Let $a$ be the probability of getting a job per unit time. In equilibrium, the flow into the unemployment pool must be equal to the flow out. Thus the probability is

$a={\frac {bL}{N-L}}\;,$ where $L$ is the aggregate employment and $N$ is the total labour supply. In reality, an employee is offered his minimum wage ${\overline {w}}$ or its equivalent by law. Thus the NSC becomes

${\overline {w}}+e+{\frac {e(a+b+r)}{q}}={\hat {w}} and we call it the aggregate NSC. These two yields

$e+{\overline {w}}+{\frac {e}{q}}({\frac {b}{u}}+r) where the unemployment rate is $u={\frac {N-L}{N}}$ . This constraint suggests that full employment always should involve shirking.

The aggregate production function $F(L)$ is a function of total effective labour force.

A firm's labour demand is given by equating the cost of hiring an additional employee to the marginal product of labour. This cost consists of wages and future unemployment benefits. Now consider the case where ${\overline {w}}=0$ , then we have

${\hat {w}}={\frac {dF(L)}{dL}}\quad .$ In equilibrium, $F'(L)={\hat {w}}=w^{*}$ holds, where $w^{*}$ is the equilibrium wage. Then the equilibrium condition becomes

$F'(L)={\hat {w}}=e+{\frac {e}{q}}({\frac {b}{u}}+r)=e\left(1+{\frac {r+b+a}{q}}\right)\;\;.$ This suggests following things.

• Demand-side approach: If the employer pays less than $w^{*}$ , worker's shirking becomes likely to occur (which decreases their productivity). Consequently the wage is unlikely to decrease, and this is a microscopic mechanism of nominal rigidity. Thus, wage cannot decrease so that it can stabilize employment level, and so unemployement must increase during recession.
• Supply-side approach: Jobless persons want to work at $w^{*}$ or lower, but cannot make a credible promise not to shirk at such wages. As a result involuntary unemployment occurs.

## Job security rules

The level of employment is changed by rules about job security. Consider a firm which consists of an employer and homogeneous employees.
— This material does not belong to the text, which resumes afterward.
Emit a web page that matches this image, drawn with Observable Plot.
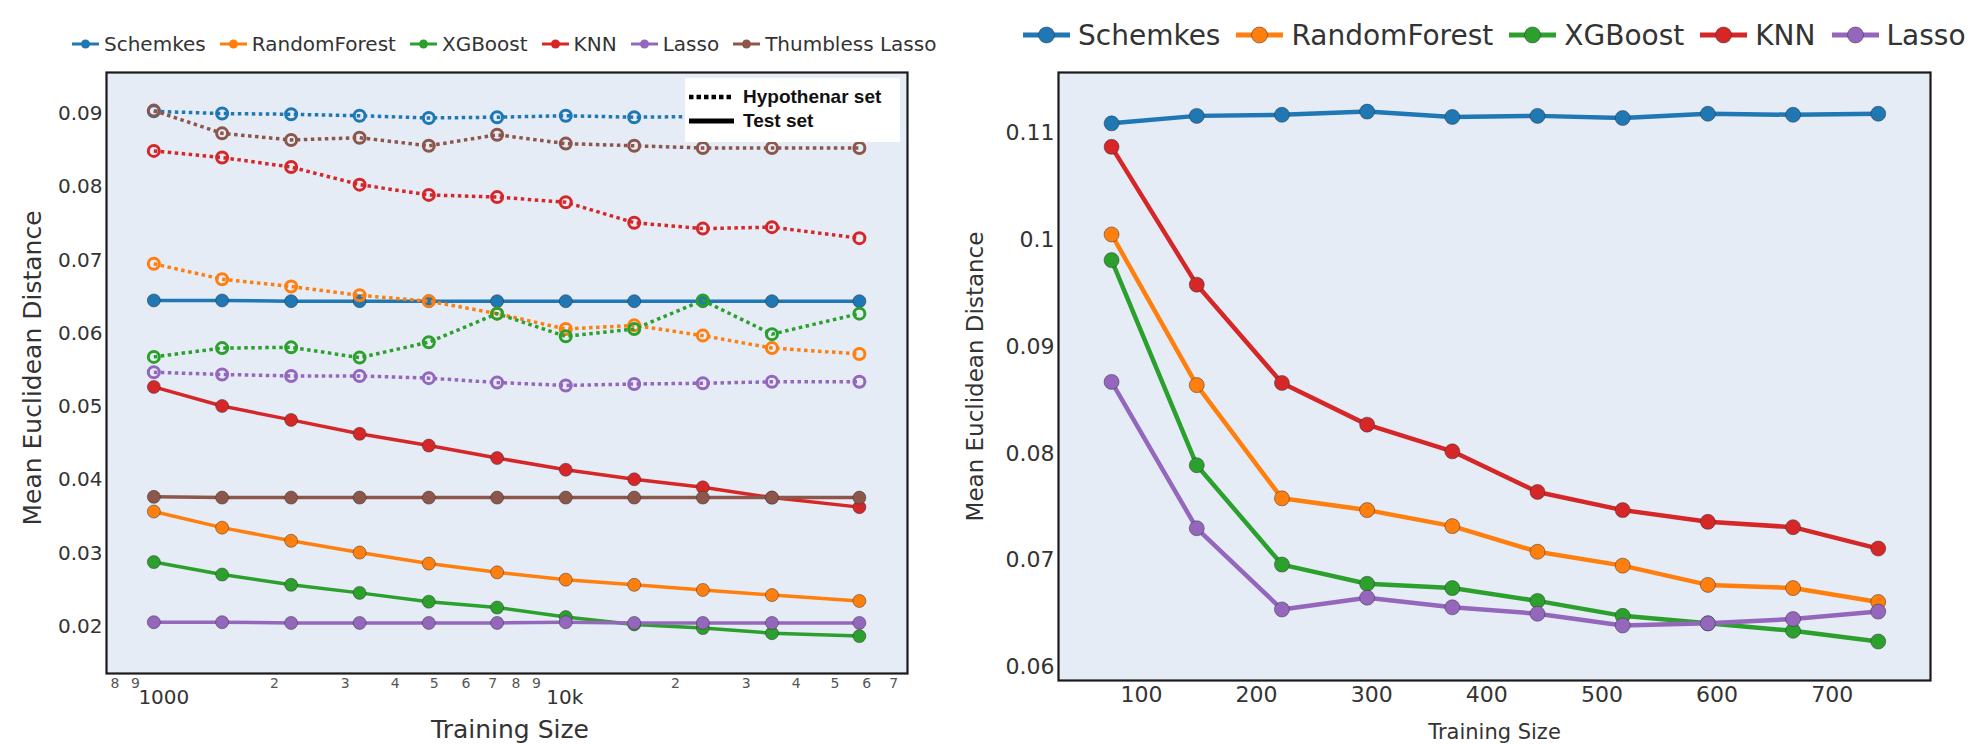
<!DOCTYPE html>
<html><head><meta charset="utf-8">
<script src="https://cdn.jsdelivr.net/npm/d3@7"></script>
<script src="https://cdn.jsdelivr.net/npm/@observablehq/plot@0.6"></script>
<style>
body{margin:0;background:#fff;width:1977px;height:744px;position:relative;overflow:hidden;font-family:"DejaVu Sans",sans-serif;}
#left{position:absolute;left:0;top:0}
#right{position:absolute;left:960px;top:0}
.legend{position:absolute;display:flex;align-items:center;white-space:nowrap;color:#333}
.legend .item{display:flex;align-items:center}
.legend svg{display:block}
#setbox{position:absolute;left:685px;top:78px;width:215px;height:64px;background:#fff;font-family:"Liberation Sans",Arial,sans-serif;font-weight:bold;font-size:19px;color:#111}
#setbox .row{position:absolute;left:0;height:24px;display:flex;align-items:center}
#setbox svg{display:block;margin-left:4px;margin-right:9px}
</style></head><body>
<div id="left"></div><div id="right"></div>
<div id="legL" class="legend"></div>
<div id="legR" class="legend"></div>
<div id="setbox"></div>
<script>
// ---------- data ----------
const leftModels = ["Schemkes", "RandomForest", "XGBoost", "KNN", "Lasso", "Thumbless Lasso"];
const rightModels = ["Schemkes", "RandomForest", "XGBoost", "KNN", "Lasso"];
const modelColors = ["#1f77b4", "#ff7f0e", "#2ca02c", "#d62728", "#9467bd", "#8c564b"];

const leftSizes = [1000, 1480, 2200, 3260, 4850, 7180, 10650, 15780, 23400, 34800, 57500];
// Hypothenar set (dotted, open circles)
const hypSchemkes = [0.0903, 0.0900, 0.0899, 0.0897, 0.0894, 0.0895, 0.0897, 0.0895, 0.0896, 0.0896, 0.0896];
const hypRandomForest = [0.0695, 0.0674, 0.0664, 0.0652, 0.0644, 0.0627, 0.0606, 0.0611, 0.0597, 0.0580, 0.0572];
const hypXGBoost = [0.0568, 0.0580, 0.0581, 0.0567, 0.0588, 0.0627, 0.0596, 0.0606, 0.0645, 0.0599, 0.0627];
const hypKNN = [0.0849, 0.0840, 0.0827, 0.0803, 0.0789, 0.0786, 0.0779, 0.0751, 0.0743, 0.0745, 0.0730];
const hypLasso = [0.0547, 0.0544, 0.0542, 0.0542, 0.0539, 0.0533, 0.0529, 0.0531, 0.0532, 0.0534, 0.0534];
const hypThumbless = [0.0904, 0.0873, 0.0864, 0.0867, 0.0856, 0.0871, 0.0859, 0.0856, 0.0853, 0.0853, 0.0853];
// Test set (solid, filled circles)
const testSchemkes = [0.0645, 0.0645, 0.0644, 0.0644, 0.0644, 0.0644, 0.0644, 0.0644, 0.0644, 0.0644, 0.0644];
const testRandomForest = [0.0357, 0.0335, 0.0317, 0.0301, 0.0286, 0.0274, 0.0264, 0.0257, 0.0250, 0.0243, 0.0235];
const testXGBoost = [0.0288, 0.0271, 0.0257, 0.0246, 0.0234, 0.0226, 0.0213, 0.0203, 0.0198, 0.0191, 0.0187];
const testKNN = [0.0527, 0.0501, 0.0482, 0.0463, 0.0447, 0.0430, 0.0414, 0.0401, 0.0390, 0.0376, 0.0363];
const testLasso = [0.0206, 0.0206, 0.0205, 0.0205, 0.0205, 0.0205, 0.0206, 0.0205, 0.0205, 0.0205, 0.0205];
const testThumbless = [0.0377, 0.0376, 0.0376, 0.0376, 0.0376, 0.0376, 0.0376, 0.0376, 0.0376, 0.0376, 0.0376];

const leftYTicks = [0.02, 0.03, 0.04, 0.05, 0.06, 0.07, 0.08, 0.09];
const leftMinorTicks = [800, 900, 2000, 3000, 4000, 5000, 6000, 7000, 8000, 9000, 20000, 30000, 40000, 50000, 60000, 70000];
const leftMinorLabels = ["8", "9", "2", "3", "4", "5", "6", "7", "8", "9", "2", "3", "4", "5", "6", "7"];
const leftMajorTicks = [1000, 10000];
const leftMajorLabels = ["1000", "10k"];

const rightSizes = [74, 148, 222, 296, 370, 444, 518, 592, 666, 740];
const rSchemkes = [0.1109, 0.1116, 0.1117, 0.1120, 0.1115, 0.1116, 0.1114, 0.1118, 0.1117, 0.1118];
const rRandomForest = [0.1005, 0.0864, 0.0758, 0.0747, 0.0732, 0.0708, 0.0695, 0.0677, 0.0674, 0.0661];
const rXGBoost = [0.0981, 0.0789, 0.0696, 0.0678, 0.0674, 0.0662, 0.0648, 0.0641, 0.0634, 0.0624];
const rKNN = [0.1087, 0.0958, 0.0866, 0.0827, 0.0802, 0.0764, 0.0747, 0.0736, 0.0731, 0.0711];
const rLasso = [0.0867, 0.0730, 0.0654, 0.0665, 0.0656, 0.0650, 0.0639, 0.0641, 0.0645, 0.0652];
const rightYTicks = [0.06, 0.07, 0.08, 0.09, 0.10, 0.11];
const rightXTicks = [100, 200, 300, 400, 500, 600, 700];

// ---------- build ----------
const hyp = [hypSchemkes, hypRandomForest, hypXGBoost, hypKNN, hypLasso, hypThumbless];
const test = [testSchemkes, testRandomForest, testXGBoost, testKNN, testLasso, testThumbless];
const rightVals = [rSchemkes, rRandomForest, rXGBoost, rKNN, rLasso];
const rows = (sizes, vals) => vals.map((v, i) => ({size: sizes[i], value: v}));
const BG = "#e5ecf6";

const leftMarks = [Plot.frame({fill: BG})];
leftModels.forEach((m, k) => {
  const c = modelColors[k];
  const h = rows(leftSizes, hyp[k]);
  const t = rows(leftSizes, test[k]);
  leftMarks.push(Plot.line(h, {x: "size", y: "value", stroke: c, strokeWidth: 3.5, strokeDasharray: "3.5,3.5", strokeLinecap: "butt", strokeLinejoin: "miter"}));
  leftMarks.push(Plot.dot(h, {x: "size", y: "value", r: 5.5, fill: "none", stroke: c, strokeWidth: 3}));
  leftMarks.push(Plot.line(t, {x: "size", y: "value", stroke: c, strokeWidth: 3.5}));
  leftMarks.push(Plot.dot(t, {x: "size", y: "value", r: 6.5, fill: c, stroke: "#333", strokeOpacity: 0.5, strokeWidth: 1}));
});
leftMarks.push(
  Plot.axisY({ticks: leftYTicks, tickSize: 0, tickPadding: 4, fontSize: 20, color: "#333", label: null, tickFormat: d => d.toFixed(2)}),
  Plot.text(leftMinorTicks, {x: d => d, text: (d, i) => leftMinorLabels[i], frameAnchor: "bottom", dy: 10, fontSize: 14, fill: "#555", textAnchor: "middle", lineAnchor: "middle"}),
  Plot.text(leftMajorTicks, {x: d => d, text: (d, i) => leftMajorLabels[i], frameAnchor: "bottom", dy: 24, dx: 10, fontSize: 20, fill: "#333", textAnchor: "middle", lineAnchor: "middle"}),
  Plot.text(["Training Size"], {frameAnchor: "bottom", dy: 56, dx: 3, fontSize: 25, fill: "#333", textAnchor: "middle", lineAnchor: "middle"}),
  Plot.text(["Mean Euclidean Distance"], {frameAnchor: "left", dx: -74, dy: -5, rotate: -90, fontSize: 25, fill: "#333", textAnchor: "middle", lineAnchor: "middle"}),
  Plot.frame({stroke: "#1a1a1a", strokeWidth: 2.2})
);

const leftPlot = Plot.plot({
  width: 940, height: 744,
  marginLeft: 106, marginRight: 33, marginTop: 72, marginBottom: 71,
  style: {fontFamily: "DejaVu Sans", background: "transparent", color: "#333"},
  x: {type: "log", domain: [762, 75800], label: null, axis: null},
  y: {domain: [0.0136, 0.0956], label: null},
  marks: leftMarks
});
document.getElementById("left").append(leftPlot);

const rightMarks = [Plot.frame({fill: BG})];
rightModels.forEach((m, k) => {
  const c = modelColors[k];
  const d = rows(rightSizes, rightVals[k]);
  rightMarks.push(Plot.line(d, {x: "size", y: "value", stroke: c, strokeWidth: 4.5}));
  rightMarks.push(Plot.dot(d, {x: "size", y: "value", r: 7.5, fill: c, stroke: "#333", strokeOpacity: 0.5, strokeWidth: 1}));
});
rightMarks.push(
  Plot.axisY({ticks: rightYTicks, tickSize: 0, tickPadding: 4, fontSize: 22, color: "#333", label: null, tickFormat: d => String(Math.round(d * 100) / 100)}),
  Plot.axisX({ticks: rightXTicks, tickSize: 0, tickPadding: 6, fontSize: 22, color: "#333", label: null}),
  Plot.text(["Training Size"], {frameAnchor: "bottom", dy: 52, fontSize: 21, fill: "#333", textAnchor: "middle", lineAnchor: "middle"}),
  Plot.text(["Mean Euclidean Distance"], {frameAnchor: "left", dx: -83, rotate: -90, fontSize: 23, fill: "#333", textAnchor: "middle", lineAnchor: "middle"}),
  Plot.frame({stroke: "#1a1a1a", strokeWidth: 2.2})
);
const rightPlot = Plot.plot({
  width: 1017, height: 744,
  marginLeft: 98, marginRight: 47, marginTop: 72, marginBottom: 64,
  style: {fontFamily: "DejaVu Sans", background: "transparent", color: "#333"},
  x: {domain: [27.9, 785.4], label: null},
  y: {domain: [0.05875, 0.11566], label: null},
  marks: rightMarks
});
document.getElementById("right").append(rightPlot);

// ---------- legends ----------
const NS = "http://www.w3.org/2000/svg";
function swatch(w, h, color, lw, r, outline) {
  const s = document.createElementNS(NS, "svg");
  s.setAttribute("width", w); s.setAttribute("height", h);
  const l = document.createElementNS(NS, "line");
  l.setAttribute("x1", 0); l.setAttribute("x2", w); l.setAttribute("y1", h / 2); l.setAttribute("y2", h / 2);
  l.setAttribute("stroke", color); l.setAttribute("stroke-width", lw);
  s.append(l);
  const c = document.createElementNS(NS, "circle");
  c.setAttribute("cx", w / 2); c.setAttribute("cy", h / 2); c.setAttribute("r", r);
  c.setAttribute("fill", color);
  if (outline) { c.setAttribute("stroke", "#333"); c.setAttribute("stroke-opacity", 0.5); c.setAttribute("stroke-width", 1); }
  s.append(c);
  return s;
}
function buildLegend(el, models, opts) {
  Object.assign(el.style, {left: opts.left + "px", top: opts.top + "px", height: opts.h + "px", fontSize: opts.fs + "px"});
  models.forEach((m, k) => {
    const it = document.createElement("div"); it.className = "item";
    const sw = swatch(opts.sw, opts.h, modelColors[k], opts.lw, opts.r, opts.outline);
    sw.style.marginRight = opts.g1 + "px";
    const tx = document.createElement("span"); tx.textContent = m; tx.style.marginRight = opts.g2 + "px";
    it.append(sw, tx); el.append(it);
  });
}
buildLegend(document.getElementById("legL"), leftModels, {left: 72, top: 32, h: 24, fs: 20, sw: 27, lw: 3, r: 4.5, g1: 5, g2: 14, outline: false});
buildLegend(document.getElementById("legR"), rightModels, {left: 1023, top: 17, h: 36, fs: 28, sw: 47, lw: 5, r: 8, g1: 8, g2: 16, outline: true});

// set legend box
const box = document.getElementById("setbox");
[["Hypothenar set", "4.5,3", 7], ["Test set", null, 31]].forEach(([label, dash, top]) => {
  const row = document.createElement("div"); row.className = "row"; row.style.top = top + "px";
  const s = document.createElementNS(NS, "svg"); s.setAttribute("width", 45); s.setAttribute("height", 24);
  const l = document.createElementNS(NS, "line");
  l.setAttribute("x1", 0); l.setAttribute("x2", 45); l.setAttribute("y1", 12); l.setAttribute("y2", 12);
  l.setAttribute("stroke", "#000"); l.setAttribute("stroke-width", dash ? 4.5 : 5);
  if (dash) l.setAttribute("stroke-dasharray", dash);
  s.append(l);
  const t = document.createElement("span"); t.textContent = label;
  row.append(s, t); box.append(row);
});
</script>
</body></html>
Then, suppose the profit of the firm is a function of the level of employment N, the lowest wage $W={\frac {L}{p}}$ and the level of monitoring M chosen by the employer.

$\pi =g(N)-{\frac {NL}{p}}-NM,$ where g(N) is the production function, L is the value of on-the-job leisure from shirking, and p is the probability that an employee is caught shirking and sacked. Assume that the production function has the upper limit and its second derivative with respect to N is negative. Not to mention, the first derivative is positive. That is a reasonable assumption that the function has its upper bound in term of productivity. Consider, for instance, such a function of time as

$f(t)=1-e^{-t}.$ Obviously its first derivative is positive, and second derivative is negative.

Let R be a measure of the difficulty of dismissing an employee who is caught shirking. Then p is a function of both R and M. The first and second derivatives of the profit with regard to N are:

${\frac {\partial \pi }{\partial N}}={\frac {\partial g}{\partial N}}-{\frac {L}{p}}.$ ${\frac {\partial ^{2}\pi }{\partial N^{2}}}={\frac {\partial ^{2}g(N)}{\partial N^{2}}}.$ The condition for the maximum of the profit is ${\frac {\partial \pi }{\partial N}}=0$ , and so we have

${\frac {\partial g(N)}{\partial N}}={\frac {L}{p}}+M.$ Thus differentiating its both sides with regard to R gives us

${\frac {\partial ^{2}g(N)}{\partial N^{2}}}{\frac {\partial N}{\partial R}}=-{\frac {L}{p}}{\frac {\partial p}{\partial R}}.$ It turns out that ${\frac {\partial N}{\partial R}}$ is negative, which means that the more difficult to sack a shirker the lower employment level.